**Objective**
Reproduce exactly the lines of the material beneath, from the line that contains "Clone this diagram in TikZ." to the line that contains "(fr2) -- (fr3);", both included, and no other lines.

**Supplied material**
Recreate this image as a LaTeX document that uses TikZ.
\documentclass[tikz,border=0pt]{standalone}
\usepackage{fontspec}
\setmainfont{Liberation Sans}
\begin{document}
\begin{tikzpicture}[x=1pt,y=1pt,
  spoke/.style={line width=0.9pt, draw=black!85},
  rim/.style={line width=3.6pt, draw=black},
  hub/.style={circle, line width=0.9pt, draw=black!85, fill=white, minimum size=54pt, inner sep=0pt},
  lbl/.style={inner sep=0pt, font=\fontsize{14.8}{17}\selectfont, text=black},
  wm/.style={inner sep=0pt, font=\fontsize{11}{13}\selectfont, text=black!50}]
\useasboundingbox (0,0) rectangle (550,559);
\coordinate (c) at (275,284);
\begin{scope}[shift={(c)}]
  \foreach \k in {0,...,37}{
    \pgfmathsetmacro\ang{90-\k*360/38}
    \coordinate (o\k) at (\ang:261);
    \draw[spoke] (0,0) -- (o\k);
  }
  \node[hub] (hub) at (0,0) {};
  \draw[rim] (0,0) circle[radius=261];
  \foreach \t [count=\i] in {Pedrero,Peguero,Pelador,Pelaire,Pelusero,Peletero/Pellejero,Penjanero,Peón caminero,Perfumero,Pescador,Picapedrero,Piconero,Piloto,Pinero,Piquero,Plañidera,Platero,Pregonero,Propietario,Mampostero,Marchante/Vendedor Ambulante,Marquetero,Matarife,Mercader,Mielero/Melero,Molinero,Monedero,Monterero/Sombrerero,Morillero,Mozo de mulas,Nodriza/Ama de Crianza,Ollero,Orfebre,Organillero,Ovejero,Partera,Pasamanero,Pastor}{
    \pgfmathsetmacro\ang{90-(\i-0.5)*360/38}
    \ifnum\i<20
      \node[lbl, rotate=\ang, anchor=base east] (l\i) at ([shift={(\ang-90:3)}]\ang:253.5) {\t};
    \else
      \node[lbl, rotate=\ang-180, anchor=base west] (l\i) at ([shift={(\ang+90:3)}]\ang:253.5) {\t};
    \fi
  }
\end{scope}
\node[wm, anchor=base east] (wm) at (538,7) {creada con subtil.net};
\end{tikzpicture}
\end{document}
==
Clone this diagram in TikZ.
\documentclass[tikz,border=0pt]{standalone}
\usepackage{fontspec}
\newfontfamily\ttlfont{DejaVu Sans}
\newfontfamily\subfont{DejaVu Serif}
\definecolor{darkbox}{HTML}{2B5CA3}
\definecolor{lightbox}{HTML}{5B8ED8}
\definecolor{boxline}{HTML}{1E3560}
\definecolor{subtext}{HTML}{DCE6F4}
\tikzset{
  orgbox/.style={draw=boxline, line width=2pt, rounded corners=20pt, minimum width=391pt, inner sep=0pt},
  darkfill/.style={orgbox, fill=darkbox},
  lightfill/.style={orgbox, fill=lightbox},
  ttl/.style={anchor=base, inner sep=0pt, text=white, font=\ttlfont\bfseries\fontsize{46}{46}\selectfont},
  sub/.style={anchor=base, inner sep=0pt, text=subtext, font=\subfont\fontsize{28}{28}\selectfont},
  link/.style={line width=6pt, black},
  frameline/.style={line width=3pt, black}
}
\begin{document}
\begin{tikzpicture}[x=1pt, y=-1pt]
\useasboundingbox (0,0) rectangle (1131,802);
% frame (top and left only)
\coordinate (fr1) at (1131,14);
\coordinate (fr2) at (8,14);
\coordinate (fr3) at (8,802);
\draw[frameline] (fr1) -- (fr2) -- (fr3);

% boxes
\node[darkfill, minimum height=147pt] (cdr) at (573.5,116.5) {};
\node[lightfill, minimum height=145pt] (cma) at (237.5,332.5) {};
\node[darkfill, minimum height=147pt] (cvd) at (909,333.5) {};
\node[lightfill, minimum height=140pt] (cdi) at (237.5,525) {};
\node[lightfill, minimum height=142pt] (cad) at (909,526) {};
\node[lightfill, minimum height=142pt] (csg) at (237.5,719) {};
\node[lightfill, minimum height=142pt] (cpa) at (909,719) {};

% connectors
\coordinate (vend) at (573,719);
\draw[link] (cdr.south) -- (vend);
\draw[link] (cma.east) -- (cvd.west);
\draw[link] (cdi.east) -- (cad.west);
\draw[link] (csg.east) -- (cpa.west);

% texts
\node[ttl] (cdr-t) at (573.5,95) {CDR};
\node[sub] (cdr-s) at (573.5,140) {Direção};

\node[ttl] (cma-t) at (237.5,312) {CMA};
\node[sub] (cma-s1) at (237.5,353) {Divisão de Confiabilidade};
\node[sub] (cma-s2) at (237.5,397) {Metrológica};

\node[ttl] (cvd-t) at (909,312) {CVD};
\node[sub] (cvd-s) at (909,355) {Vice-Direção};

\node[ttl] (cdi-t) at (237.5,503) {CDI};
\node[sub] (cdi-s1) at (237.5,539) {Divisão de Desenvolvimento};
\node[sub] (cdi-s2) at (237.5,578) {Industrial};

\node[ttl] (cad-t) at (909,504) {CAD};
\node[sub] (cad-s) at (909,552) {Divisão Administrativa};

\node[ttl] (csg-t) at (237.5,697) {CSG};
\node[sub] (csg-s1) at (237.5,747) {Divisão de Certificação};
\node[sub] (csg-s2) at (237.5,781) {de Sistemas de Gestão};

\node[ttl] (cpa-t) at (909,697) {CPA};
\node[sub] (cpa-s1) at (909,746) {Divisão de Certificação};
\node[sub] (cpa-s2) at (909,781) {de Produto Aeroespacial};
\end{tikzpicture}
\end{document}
...
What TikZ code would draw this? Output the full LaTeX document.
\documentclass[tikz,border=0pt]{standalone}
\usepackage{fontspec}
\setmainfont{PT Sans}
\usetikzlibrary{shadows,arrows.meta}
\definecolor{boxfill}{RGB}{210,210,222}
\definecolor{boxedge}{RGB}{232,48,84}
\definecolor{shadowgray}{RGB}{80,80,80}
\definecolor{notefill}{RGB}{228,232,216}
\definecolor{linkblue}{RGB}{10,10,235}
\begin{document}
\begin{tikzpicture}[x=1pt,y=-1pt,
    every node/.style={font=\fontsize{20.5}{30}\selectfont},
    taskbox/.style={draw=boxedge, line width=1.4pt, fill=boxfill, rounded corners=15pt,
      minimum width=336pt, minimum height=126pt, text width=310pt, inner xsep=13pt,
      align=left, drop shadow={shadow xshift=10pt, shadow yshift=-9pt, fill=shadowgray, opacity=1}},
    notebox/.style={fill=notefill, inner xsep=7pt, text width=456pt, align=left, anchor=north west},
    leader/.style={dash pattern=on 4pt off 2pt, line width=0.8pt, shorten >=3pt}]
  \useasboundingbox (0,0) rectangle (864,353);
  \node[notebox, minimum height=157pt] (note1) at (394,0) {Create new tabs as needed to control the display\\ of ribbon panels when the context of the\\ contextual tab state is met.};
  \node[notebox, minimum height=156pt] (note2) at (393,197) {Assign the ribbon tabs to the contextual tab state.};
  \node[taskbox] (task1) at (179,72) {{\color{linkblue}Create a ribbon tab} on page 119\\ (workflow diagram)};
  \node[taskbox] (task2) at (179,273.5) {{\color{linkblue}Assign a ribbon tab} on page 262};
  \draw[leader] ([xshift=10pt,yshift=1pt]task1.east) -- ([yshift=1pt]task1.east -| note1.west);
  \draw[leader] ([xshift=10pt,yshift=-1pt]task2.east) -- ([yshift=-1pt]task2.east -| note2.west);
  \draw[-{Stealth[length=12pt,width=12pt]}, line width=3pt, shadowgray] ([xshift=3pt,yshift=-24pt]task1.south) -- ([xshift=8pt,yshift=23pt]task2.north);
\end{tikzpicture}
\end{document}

**Solution for this task**
Clone this diagram in TikZ.
\documentclass[tikz,border=0pt]{standalone}
\usepackage{fontspec}
\newfontfamily\ttlfont{DejaVu Sans}
\newfontfamily\subfont{DejaVu Serif}
\definecolor{darkbox}{HTML}{2B5CA3}
\definecolor{lightbox}{HTML}{5B8ED8}
\definecolor{boxline}{HTML}{1E3560}
\definecolor{subtext}{HTML}{DCE6F4}
\tikzset{
  orgbox/.style={draw=boxline, line width=2pt, rounded corners=20pt, minimum width=391pt, inner sep=0pt},
  darkfill/.style={orgbox, fill=darkbox},
  lightfill/.style={orgbox, fill=lightbox},
  ttl/.style={anchor=base, inner sep=0pt, text=white, font=\ttlfont\bfseries\fontsize{46}{46}\selectfont},
  sub/.style={anchor=base, inner sep=0pt, text=subtext, font=\subfont\fontsize{28}{28}\selectfont},
  link/.style={line width=6pt, black},
  frameline/.style={line width=3pt, black}
}
\begin{document}
\begin{tikzpicture}[x=1pt, y=-1pt]
\useasboundingbox (0,0) rectangle (1131,802);
% frame (top and left only)
\coordinate (fr1) at (1131,14);
\coordinate (fr2) at (8,14);
\coordinate (fr3) at (8,802);
\draw[frameline] (fr1) -- (fr2) -- (fr3);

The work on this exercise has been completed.